4. そこで、イエスは言われました。 「預言者はどこででも尊敬されます。 ただ、自分の故郷、親族、家族の中では別です。」
5. こうして、人々の不信仰のために、ほんのわずかの病人に手を置いて治されただけで、そこでは何一つ大きな奇蹟を行なえませんでした。
6. イエスは、自分を信じようともしないナザレの人たちの態度に、驚かれました。このことがあってから、イエスは付近の村々を巡り歩いて、お教えになりました。
7. また、十二人の弟子を呼び、悪霊を追い出す力を与えると、二人ずつ組にして送り出されました。
35-36. 午後も遅くなって、弟子たちがイエスのところに来ました。 「先生。 この人たちに、近くの村や農場へ行って、めいめいで食べ物を買うように言っていただけませんか。 こんな寂しい所では、何もありません。 それに時刻も遅いことですし……。」
37. しかし、イエスは言われました。 「あなたがたが、この人たちに食べ物をあげるのです。」「何ですって! いったい何を食べさせたらいいんですか。 この大ぜいの人たちに。 そんなことをしたら、破産してしまいますよ。」
38. 「手持ちの食べ物がどのくらいあるか、見て来なさい。」こう言われて、弟子たちは調べに行きました。 その結果は、パンが五つと魚が二匹あるだけでした。
39-40. イエスは、群衆に座るようにお命じになりました。 まもなく、五十人から百人ほどの色とりどりのグループが、それぞれ一団となって緑の草の上に座りました。
41. イエスは五つのパンと二匹の魚を取り、天を見上げて、感謝の祈りをささげると、パンをちぎって、人々に配るよう弟子たちに手渡されました。 魚も同様になさいました。
42. 群衆は、もうこれ以上は食べられないというほど、たらふく食べました。
43-44. その場で食事をしたのは、男だけでも五千人はいました。 あとで草の上のパンくずを拾い集めると、なんと十二のかごにいっぱいでした。
45. それからすぐ、イエスは弟子たちに、舟に戻り、先にベツサイダまで行くようにお命じになりました。 あとで弟子たちと落ち合うつもりで、イエスだけその場に残り、群衆を解散させられたのです。
46. そのあと、イエスは山へ登られました。 祈るためです。
47. 夜になり、舟に乗った弟子たちは湖の真ん中までこぎ出していましたが、イエスはただ一人、陸地におられました。

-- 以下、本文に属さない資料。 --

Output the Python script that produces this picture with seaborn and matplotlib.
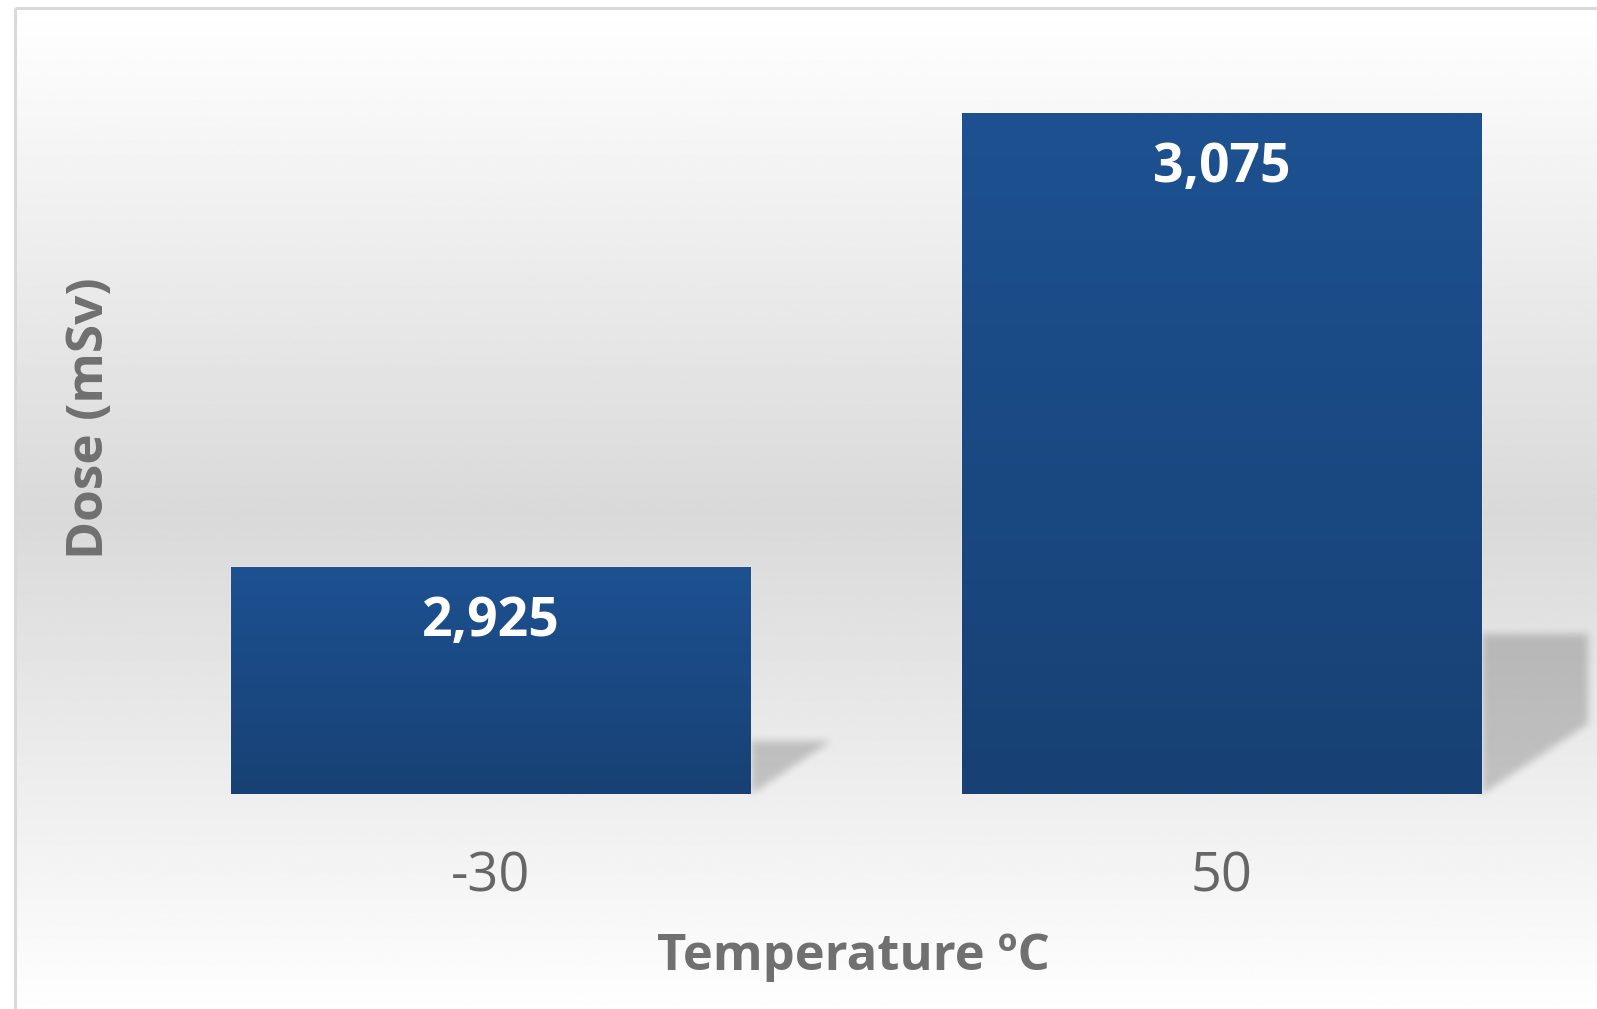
import numpy as np
import pandas as pd
import matplotlib
matplotlib.use("Agg")
import matplotlib.pyplot as plt
from matplotlib.colors import LinearSegmentedColormap
from matplotlib.patches import Rectangle
import seaborn as sns

# Dose measured at two storage temperatures
temperatures = ["-30", "50"]
doses = [2925, 3075]
y_floor = 2850
y_ceiling = 3100

x_title = "Temperature ºC"
y_title = "Dose (mSv)"

W, H, DPI = 1597, 1009, 100

sns.set_theme(style="white")
plt.rcParams["font.family"] = ["Open Sans", "DejaVu Sans"]

fig = plt.figure(figsize=(W / DPI, H / DPI), dpi=DPI)
fig.patch.set_facecolor("white")

# ---- background panel: vertical white-grey-white gradient inside a thin frame
bg = fig.add_axes([0, 0, 1, 1], zorder=0)
bg.set_xlim(0, W)
bg.set_ylim(H, 0)
bg.axis("off")
frame_left, frame_top = 15, 8
rows = np.linspace(0, 1, 512)[:, None]
grey = 1.0 - (38 / 255) * (1 - np.abs(rows - 0.5) * 2)
bg.imshow(np.repeat(grey, 2, axis=1), cmap="gray", vmin=0, vmax=1,
          extent=[frame_left, W + 5, H + 10, frame_top], aspect="auto",
          interpolation="bilinear", zorder=0)
bg.add_patch(Rectangle((frame_left, frame_top), W, H, fill=False,
                       edgecolor="#d9d9d9", linewidth=2.2, zorder=1))

# ---- main plot area
ax = fig.add_axes([125 / W, 1 - 794 / H, 1462 / W, (794 - 37) / H], zorder=2)
ax.patch.set_alpha(0)

df = pd.DataFrame({"Temperature": temperatures, "Dose": doses})
sns.barplot(data=df, x="Temperature", y="Dose", order=temperatures,
            color="#1b4a86", width=0.71, saturation=1, ax=ax, zorder=3)

ax.set_xlim(-0.5, len(temperatures) - 0.5)
ax.set_ylim(y_floor, y_ceiling)

# vertical colour gradient on each bar
bar_cmap = LinearSegmentedColormap.from_list("bar", ["#174174", "#1d5191"])
grad = np.linspace(0, 1, 256)[:, None]
for patch in ax.patches:
    x0, w = patch.get_x(), patch.get_width()
    top = patch.get_height() + patch.get_y()
    img = ax.imshow(grad, cmap=bar_cmap, origin="lower", aspect="auto",
                    extent=[x0, x0 + w, y_floor, top], zorder=3.5,
                    interpolation="bilinear")
    img.set_clip_path(patch)
ax.set_xlim(-0.5, len(temperatures) - 0.5)
ax.set_ylim(y_floor, y_ceiling)

# value labels inside the top of each bar
for patch, value in zip(ax.patches, doses):
    ax.annotate(f"{value:,}", xy=(patch.get_x() + patch.get_width() / 2, value),
                xytext=(0, -50), textcoords="offset points",
                ha="center", va="baseline", color="white",
                fontsize=38.5, fontweight="bold", zorder=5)

# soft floor shadows cast to the right of each bar
fig.canvas.draw()
shadow = np.zeros((H, W))
cols = np.arange(W)[None, :]
rws = np.arange(H)[:, None]
ax_right_px = ax.transAxes.transform((1, 0))[0]
for patch in ax.patches:
    (xl, yb), (xr, yt) = ax.transData.transform(
        [(patch.get_x(), y_floor), (patch.get_x() + patch.get_width(), patch.get_height())])
    base_row, top_row = H - yb, H - yt
    s = 0.235 * (base_row - top_row)
    inside = ((rws >= base_row - s) & (rws <= base_row) &
              (cols >= xr) & (cols <= xr + 1.5 * (base_row - rws)) &
              (cols <= ax_right_px))
    shadow = np.maximum(shadow, inside.astype(float))


def box_blur(a, r, axis):
    k = np.ones(2 * r + 1) / (2 * r + 1)
    return np.apply_along_axis(lambda v: np.convolve(v, k, mode="same"), axis, a)


for _ in range(2):
    shadow = box_blur(box_blur(shadow, 4, 0), 4, 1)
rgba = np.zeros((H, W, 4))
rgba[..., 3] = shadow * 0.19
bg.imshow(rgba, extent=[0, W, H, 0], aspect="auto", zorder=2,
          interpolation="nearest")
bg.set_xlim(0, W)
bg.set_ylim(H, 0)

# ---- axes styling: only category labels and titles are shown
sns.despine(ax=ax, left=True, bottom=True)
ax.set_yticks([])
ax.tick_params(axis="x", length=0, pad=40, labelsize=39, labelcolor="#666666")
ax.set_xlabel(x_title, fontsize=36.5, fontweight="bold", color="#707070",
              va="baseline")
ax.xaxis.set_label_coords(0.498, (794 - 970) / 757)
ax.set_ylabel(y_title, fontsize=37, fontweight="bold", color="#707070",
              va="center")
ax.yaxis.set_label_coords((90 - 125) / 1462, (794 - 418) / 757)

fig.savefig("out.png", dpi=DPI)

48. ふと、ごらんになると、弟子たちは向かい風と波のためにこぎあぐね、危険にさらされています。 夜明けの三時ごろ、イエスは水の上を歩いて彼らに近づき、そのままそばを通り過ぎようとされました。
49. ところが、弟子たちは湖上を歩くイエスを幽霊と見まちがい、恐怖のあまり大声をあげました。
50. 皆が、おびえてしまったからです。 イエスはすぐに、「安心しなさい。 ほら、わたしです。 こわがることはありません」と声をおかけになりました。

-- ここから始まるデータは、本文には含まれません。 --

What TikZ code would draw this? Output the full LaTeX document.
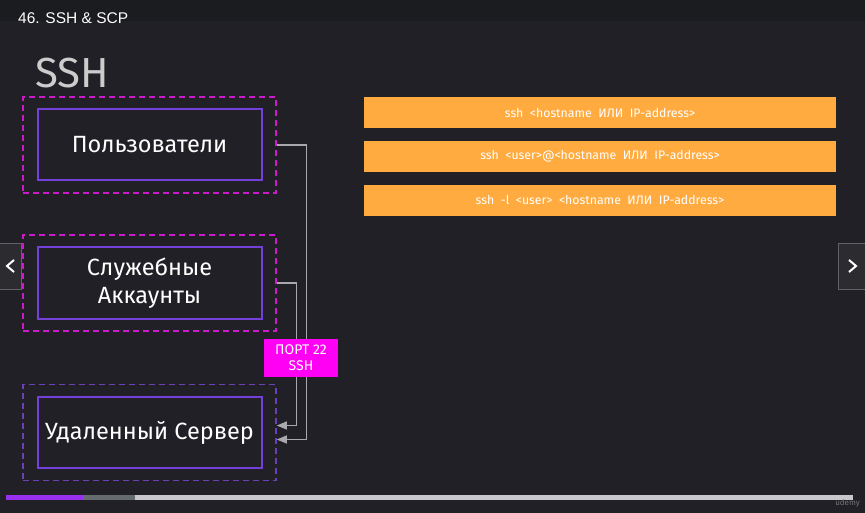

51. イエスが舟に乗り込まれると、風はぴたりとやみました。 弟子たちは訳がわからず、ただぼんやりと座っているだけでした。
52. 前日の夕方、あれほどの奇蹟を目のあたりにしながら、弟子たちには、イエスがどんな方か、まだわかっていなかったのです。 彼らは、初めから信じようとしていなかったからです。
53. 一行は、湖の向こう岸のゲネサレに着き、舟をつなぎました。